After each horror like the one at Virginia Tech, we wonder how we might prevent the next one. Even as we do so, though, we know at some level how hard it is to prevent a person like Seung Cho from killing. He bought guns and ammo at a store. We could make that transaction more difficult — today, in fact, the NY Times has reported that federal law should have made it impossible for Cho to obtain those guns — but every time we make it harder to purchase guns we increase the burden on many thousands of unthreatening gun buyers and dealers, without measurably reducing the threat posed by men like Seung Cho.
According to a NY Times column this week, there are 200 million guns floating around the U.S.; he would have been able to get guns somewhere.
Meanwhile, all the university and the police knew about him was that Cho had been accused of stalking, and had written two bad plays that relied on profanity and violence as their theme. While stalking is reprehensible, most stalkers do not go on to massacre people, and our society have decided not to regard stalking as an offense worthy of years of imprisonment. Nor would imprisonment necessarily protect us, if we used it; it could easily embitter a man like Cho further, while enhancing his criminal skills, making him all the more dangerous by the time he left.
So we are faced with bad choices: Imprison all those we deem ‘scary,’ commit them to psychiatric hospitals for indefinite periods, or do nothing. A glance around most major metropolises would reveal a number of people who seem ‘scary’; locking all of them up would be as immoral as it would be impractical.

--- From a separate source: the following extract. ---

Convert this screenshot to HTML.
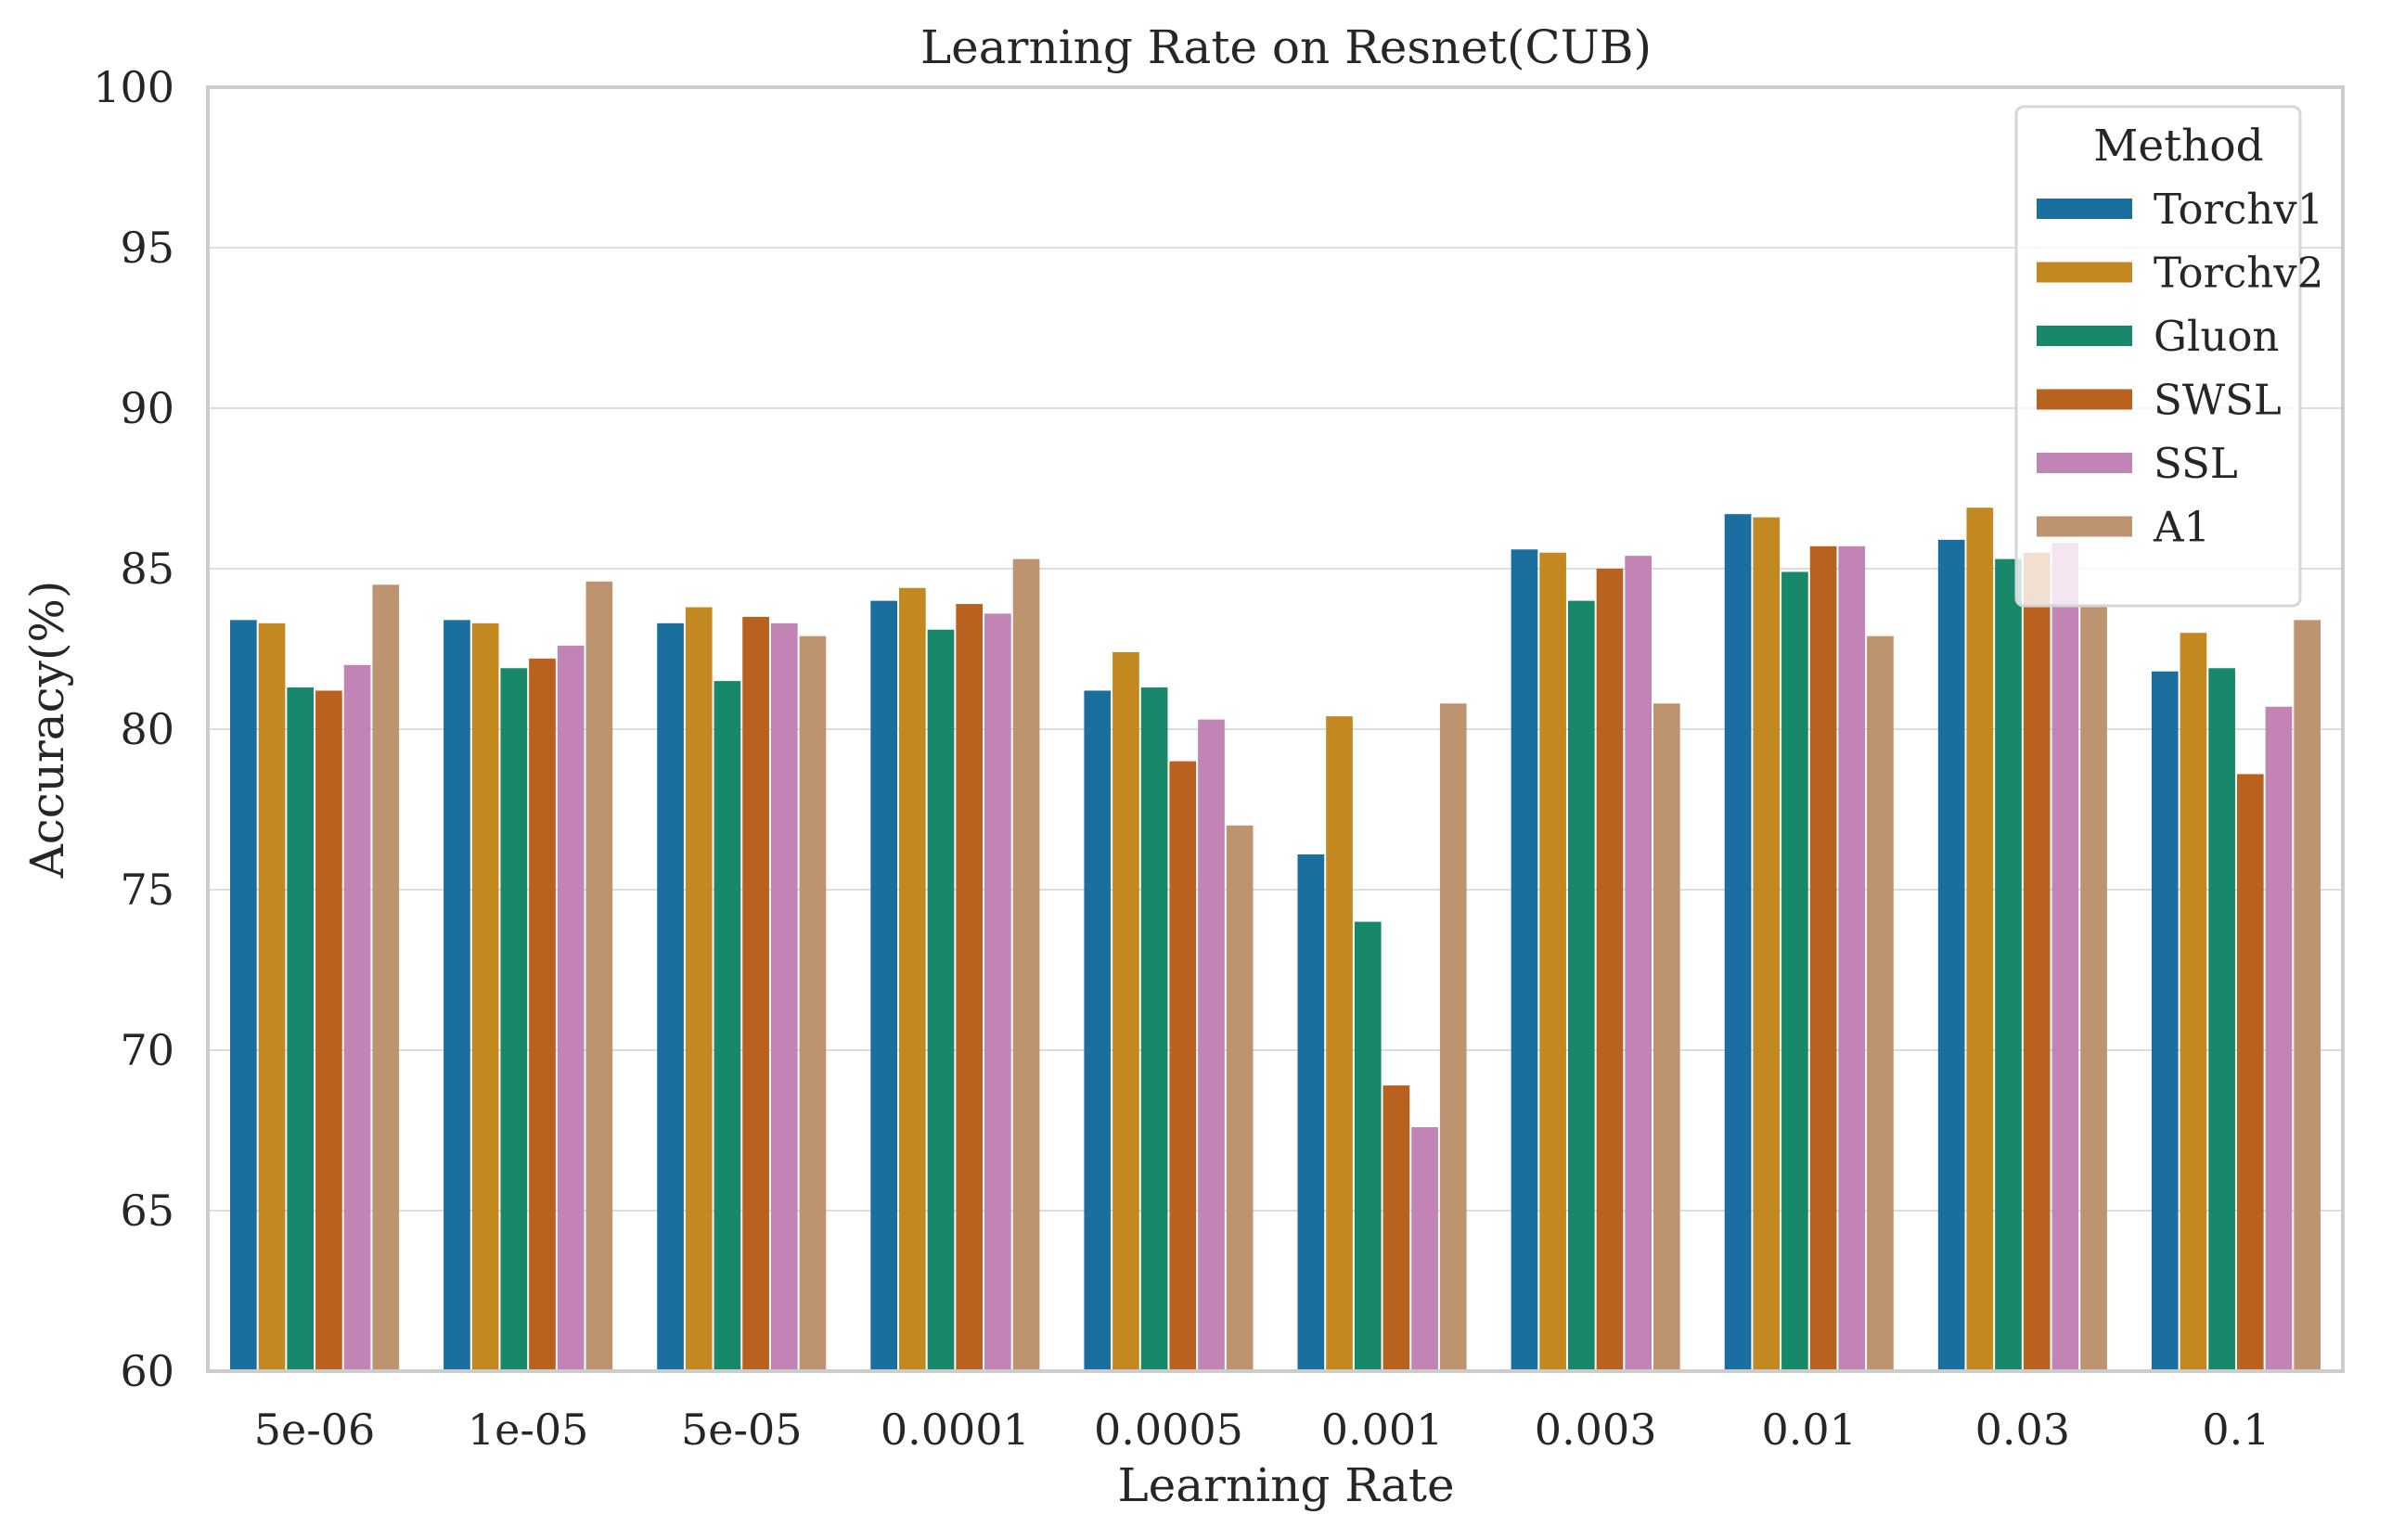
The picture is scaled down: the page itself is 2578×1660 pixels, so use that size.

And yet, as attorney Marcel Florrestal and I were just discussing, technology gives us an option. We could do something that is both practical and moral — something that would protect innocent victims without locking up those who have committed no crime.
Here’s how it could work:
Each new gun could be equipped with a chip that would awaken only in the very near proximity of an electronic bracelet/RFID tag. When awakened, the chip would prevent the gun from firing.
For everyone who wasn’t wearing such a bracelet, the gun would work just fine.
Thus, young children could wear such bracelets, preventing them from firing their parents’ guns.
Parolees could wear them, until such time as they had proven themselves capable of acting in self-defense only.
Such a system would also give us a way to reduce the likelihood of massacres like the one at Blacksburg. It would not prevent them all, but it would surely prevent some.
Today, if you suspect that someone is dangerous, there’s very little you can do. You can notify someone of your fear, and the police or a psychiatrist may talk with them. But unless the person is deemed to be an imminent threat, the state is not permitted to lock them up. And in many cases, even the most suspicious person is not ready to ask that a ‘scary’ person be locked up. We just want to know that he or she, but usually he, is not allowed to harm us. As of today we have no way of reducing that threat without infringing on civil liberties.
Here’s what we could do instead: If an institution, whether a university or a place of employment like a post office, decided that someone might be dangerous, it could ask that person to submit to an evaluation by two trained professionals. If the professionals agreed that the person was a threat, the bracelet could be put on, with the force of law.
The suspect would be otherwise free to conduct his or her, but usually his, business. The bracelet could be made sufficiently unobtrusive so that there would be no social stigma. Its removal, however, would signal the police department to respond immediately. And as long as he wore the bracelet, the suspect would be unable to fire any new weapon.
Retrofitting old weapons would be expensive — perhaps too expensive for the law to require it. Such a system would still allow some killers to kill; no system can prevent murder. But it would make it harder, while preserving the rights of law-abiding, non-threatening citizens to bear and use arms.
To reduce the likelihood that such a decision would be influenced by racial bias, at least one of the two professionals would have to share the same race as the suspect.
Some may take an odd comfort in the notion that there’s nothing we can do to keep scary people away from weapons. But advances in technology have made it possible for us to do more than we were able to do before. It’s worth a shot.